Location
- 20 Kenepuru Drive, Porirua, New Zealand
- Coordinates: 41°08′25″S 174°50′21″E﻿ / ﻿41.1404°S 174.8393°E

Information
- Type: State integrated, Co-educational, Secondary Years 7–13
- Motto: Truth is Light
- Established: 1968; 58 years ago
- Ministry of Education Institution no.: 256
- Principal: Chris Theobald
- Enrollment: 387 (October 2025)
- Socio-economic decile: 1C
- Website: viard.school.nz

= Bishop Viard College =

Secondary school in New Zealand

Bishop Viard College, also known as Viard College or BVC, is a coeducational, integrated, secondary school (years 7–13) located in Kenepuru, Porirua, New Zealand.

==History==
The college was founded in 1968 by Cardinal Peter McKeefry, Archbishop of Wellington, and was staffed by the Assumptionist Fathers and the Brigidine Sisters. The school was named after Philippe Viard, the first Catholic Bishop of Wellington. Originally the school consisted of two institutions (for boys and girls) on the same site, however it became a single co-educational unit in 1975.

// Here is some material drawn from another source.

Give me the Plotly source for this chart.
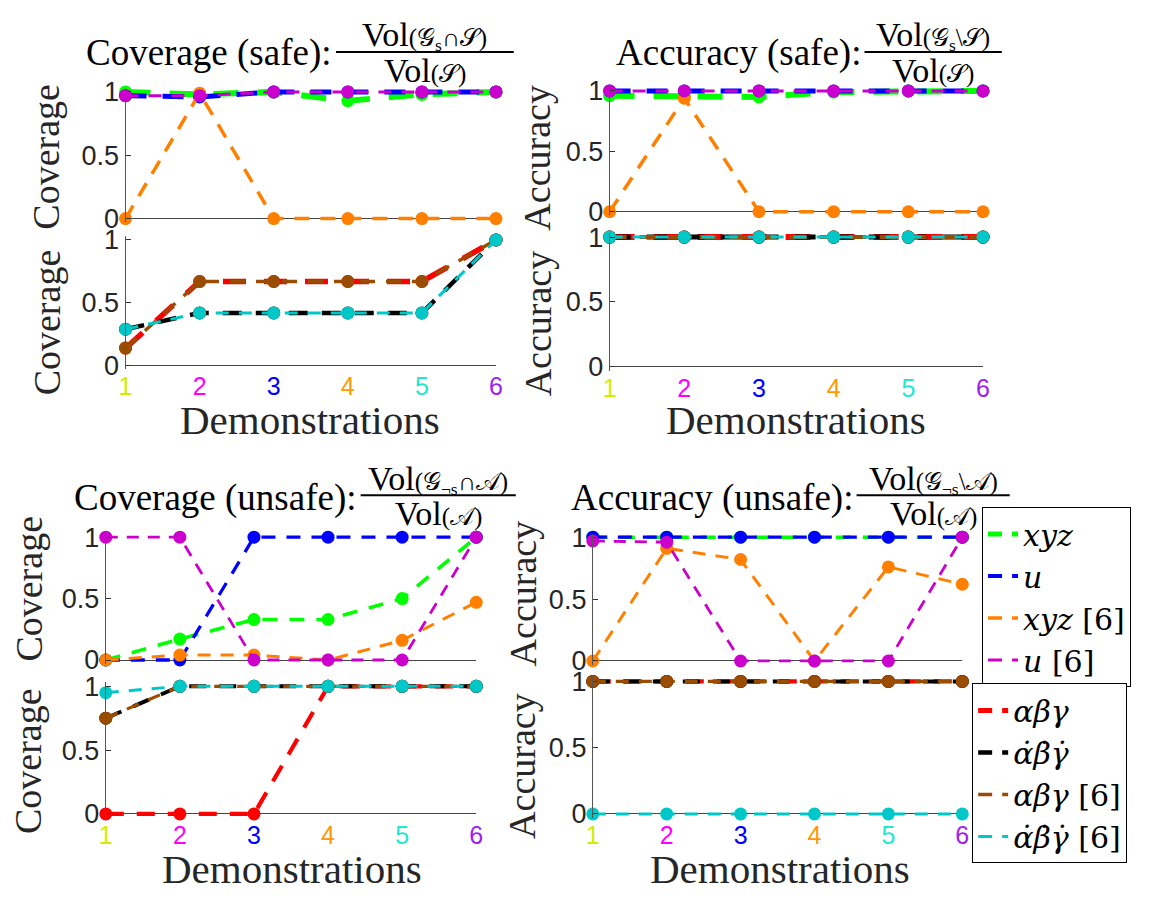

The school celebrated its 50th Jubilee on Labour weekend, 19–21 October 2018.

==Notable alumni==

- Brent Anderson – rugby union player
- Bernard Cadogan – poet, philosopher, and historian
- Joe Filemu – rugby union player
- Izzy Ford – local-body politician and rugby union player
- Faifili Levave – rugby union player
- Tom Maiava (born 1999) - rugby sevens player for Samoa.